Tampoco existen muchas democracias donde el Estado realice procesos masivos de expropiación agrícola, que lo lleven a controlar casi toda la superficie rural del país. Alemania tuvo racionamientos en la posguerra, pero las tarjetas no se repartían por entidades afines al régimen, como era el caso de las JAP.

En los países democráticos gran parte de los bienes de producción están en manos privadas. Si pertenecen al Estado es porque han sido fundados por él o comprados a precio de mercado. No se han adquirido mediante expropiaciones sin pagar una justa indemnización antes de la toma de posesión de la industria. Mucho menos se permite que grupos privados tomen el control de las fábricas por métodos violentos. Y si los tribunales declaran que esos bienes deben ser restituidos a sus dueños, el gobierno no impide que la fuerza pública cumpla las resoluciones de la justicia.

A lo mejor la memoria me falla, pero en ninguno de los regímenes democráticos que conozco el Poder Legislativo, la Contraloría y el Poder Judicial han declarado unánimemente que el gobierno ha infringido sistemáticamente la Constitución y las leyes.

También vale la pena atender a la meta que se proponía la Unidad Popular. Se hablaba de la “vía chilena al socialismo”. ¿Qué era el socialismo en ese entonces? No precisamente el de Felipe González o Ricardo Lagos. Es decir, aunque los métodos fueran democráticos en teoría, la meta claramente no lo era.

Para esto resulta muy ilustrativo el discurso de Salvador Allende ante el Congreso Pleno el 21 de mayo de 1971. Difícil encontrar una ocasión más solemne. Ese texto es una obra de arte de la oratoria, pero difícilmente puede pasar una prueba democrática. En él aparece claro que el movimiento hacia el socialismo es inevitable, que hasta ahora se ha conseguido por medios violentos (Cuba, la URSS), pero que en Chile estamos intentando un camino distinto, que supone, sin embargo, la aquiescencia del Congreso. El mensaje está claro: al socialismo se llegará por una necesidad histórica; a sus oyentes les queda elegir si se hará por las buenas o por las malas. Eso tampoco suena muy democrático.

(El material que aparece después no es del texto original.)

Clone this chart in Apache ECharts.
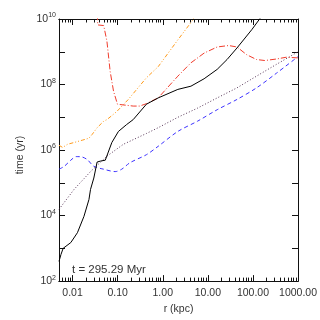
<!DOCTYPE html>
<html>
<head>
<meta charset="utf-8">
<script src="https://cdn.jsdelivr.net/npm/echarts@6/dist/echarts.min.js"></script>
<style>
  html, body { margin: 0; padding: 0; background: #fff; }
  #chart { width: 320px; height: 320px; }
</style>
</head>
<body>
<div id="chart"></div>
<script>
// r in kpc, t in yr
const blackR = [0.005, 0.00553, 0.00618, 0.00914, 0.0128, 0.0179, 0.0231, 0.025, 0.0296, 0.035, 0.0413, 0.0531, 0.0743, 0.104, 0.158, 0.221, 0.433, 0.791, 2.16, 4.22, 8.26, 16.1, 26.7, 44.2, 94, 148]
const blackT = [4.0e2, 6.5e2, 1.0e3, 1.5e3, 3.0e3, 9.5e3, 3.1e4, 6.3e4, 1.4e5, 4.3e5, 4.6e5, 4.9e5, 1.7e6, 3.7e6, 6.0e6, 8.5e6, 2.5e7, 3.9e7, 7.1e7, 8.9e7, 1.5e8, 2.9e8, 5.8e8, 1.3e9, 4.7e9, 1.1e10]

const dottedR = [0.005, 0.0108, 0.025, 0.0578, 0.134, 0.433, 0.791, 2.16, 5.9, 16.1, 44.2, 120, 330, 1000]
const dottedT = [1.55e4, 6.3e4, 2.2e5, 6.5e5, 1.5e6, 3.2e6, 4.8e6, 1.0e7, 1.9e7, 3.9e7, 7.9e7, 1.8e8, 4.1e8, 1.0e9]

const blueR = [0.005, 0.00656, 0.00914, 0.012, 0.0157, 0.0212, 0.0296, 0.049, 0.0879, 0.123, 0.187, 0.433, 0.791, 2.16, 5.9, 16.1, 44.2, 120, 330, 1000]
const blueT = [2.6e5, 3.2e5, 4.9e5, 6.3e5, 6.2e5, 5.1e5, 3.2e5, 2.6e5, 2.2e5, 2.6e5, 4.1e5, 7.2e5, 1.3e6, 3.7e6, 7.6e6, 1.7e7, 3.5e7, 7.9e7, 2.2e8, 7.1e8]

const orangeR = [0.005, 0.00603, 0.00774, 0.0108, 0.0164, 0.0231, 0.0272, 0.035, 0.049, 0.0578, 0.0957, 0.172, 0.433, 0.791, 2.16, 4.59, 5.0]
const orangeT = [1.4e6, 1.2e6, 1.5e6, 1.7e6, 2.0e6, 2.3e6, 3.0e6, 4.8e6, 7.6e6, 8.5e6, 1.5e7, 3.5e7, 1.6e8, 3.5e8, 2.3e9, 9.1e9, 1.15e10]

const redR = [0.0355, 0.0362, 0.049, 0.0578, 0.0682, 0.0811, 0.0991, 0.104, 0.221, 0.308, 0.433, 0.791, 2.16, 4.22, 8.26, 16.1, 29.0, 44.2, 73, 120, 183, 330, 546, 1000]
const redT = [1.4e10, 6.6e9, 6.3e9, 2.1e9, 2.5e8, 6.2e7, 2.5e7, 2.2e7, 2.2e7, 2.2e7, 2.6e7, 3.9e7, 1.8e8, 4.6e8, 9.1e8, 1.4e9, 1.55e9, 1.4e9, 8.1e8, 5.8e8, 5.4e8, 6.0e8, 6.8e8, 6.5e8]

const xMajor = [0.01, 0.1, 1, 10, 100, 1000]
const timeLabel = 't = 295.29 Myr'

const xMin = Math.log10(0.005)
const xMax = 3
const font = 'Liberation Sans'
const ink = '#111'

// log minor ticks (2..9 per decade) inside the range
const xMinor = []
for (let k = -3; k <= 2; k++) {
  for (let m = 2; m <= 9; m++) {
    const v = Math.log10(m * Math.pow(10, k))
    if (v > xMin && v < xMax) xMinor.push(v)
  }
}
const xMajorLog = xMajor.map(v => Math.log10(v))

function pts(r, t) {
  return r.map((v, i) => [Math.log10(v), Math.log10(t[i])])
}

function xAxis(position, ticks, len, labels) {
  return {
    type: 'value',
    position,
    min: xMin,
    max: xMax,
    axisLine: { show: true, onZero: false, lineStyle: { color: ink, width: 1 } },
    axisTick: { show: true, inside: true, length: len, customValues: ticks, lineStyle: { color: ink } },
    axisLabel: labels ? {
      show: true,
      customValues: xMajorLog,
      margin: 7,
      color: '#333',
      fontFamily: font,
      fontSize: 10.5,
      formatter: v => Math.pow(10, v).toFixed(2),
    } : { show: false },
    splitLine: { show: false },
  }
}

function yAxis(position, labels) {
  return {
    type: 'value',
    position,
    min: 2,
    max: 10,
    interval: 1,
    axisLine: { show: true, onZero: false, lineStyle: { color: ink, width: 1 } },
    axisTick: { show: true, inside: true, length: 6, lineStyle: { color: ink } },
    axisLabel: labels ? {
      show: true,
      margin: 3,
      showMinLabel: true,
      showMaxLabel: true,
      formatter: v => (v % 2 === 0 ? '{b|10}{s|' + v + '}' : ''),
      rich: {
        b: { fontFamily: font, fontSize: 10.5, color: '#333', lineHeight: 14 },
        s: { fontFamily: font, fontSize: 7, color: '#333', lineHeight: 8, verticalAlign: 'top' },
      },
    } : { show: false },
    splitLine: { show: false },
  }
}

function line(data, color, type, smooth) {
  return {
    type: 'line',
    data,
    showSymbol: false,
    smooth: smooth || false,
    clip: true,
    lineStyle: { color, width: 1, type },
  }
}

const chart = echarts.init(document.getElementById('chart'))
chart.setOption({
  animation: false,
  title: {
    text: timeLabel,
    left: 72,
    top: 264,
    padding: 0,
    textStyle: { fontFamily: font, fontSize: 11.5, fontWeight: 'normal', color: '#333' },
  },
  grid: { left: 59, top: 19, width: 243, height: 263 },
  xAxis: [
    Object.assign(xAxis('bottom', xMajorLog, 6, true), {
      name: 'r (kpc)',
      nameLocation: 'middle',
      nameGap: 18,
      nameTextStyle: { fontFamily: font, fontSize: 10.5, color: '#333' },
    }),
    xAxis('bottom', xMinor, 3.5, false),
    xAxis('top', xMajorLog, 6, false),
    xAxis('top', xMinor, 3.5, false),
  ],
  yAxis: [
    Object.assign(yAxis('left', true), {
      name: 'time (yr)',
      nameLocation: 'middle',
      nameGap: 27,
      nameRotate: 90,
      nameTextStyle: { fontFamily: font, fontSize: 10.5, color: '#333', padding: [0, 10, 0, 0] },
    }),
    yAxis('right', false),
  ],
  series: [
    line(pts(dottedR, dottedT), '#553355', [1, 2]),
    line(pts(blueR, blueT), '#3c32ff', [4, 3], 0.3),
    line(pts(orangeR, orangeT), '#ff9a1a', [4, 2, 1, 2, 1, 2]),
    line(pts(redR, redT), '#f03c2c', [6, 2, 1, 2]),
    line(pts(blackR, blackT), '#000', 'solid'),
  ],
})
</script>
</body>
</html>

El quiebre de nuestra democracia y sus consecuencias fueron una tragedia. También es verdad que no son aceptables los golpes de Estado contra regímenes democráticos. La pregunta incómoda es cuándo se rompió nuestra democracia y si la prohibición de esas rupturas incluye a las revoluciones, tan queridas por cierta izquierda de entonces y de ahora.

Nota: Este artículo fue publicado originalmente por El Mercurio el domingo 6 de agosto de 2023.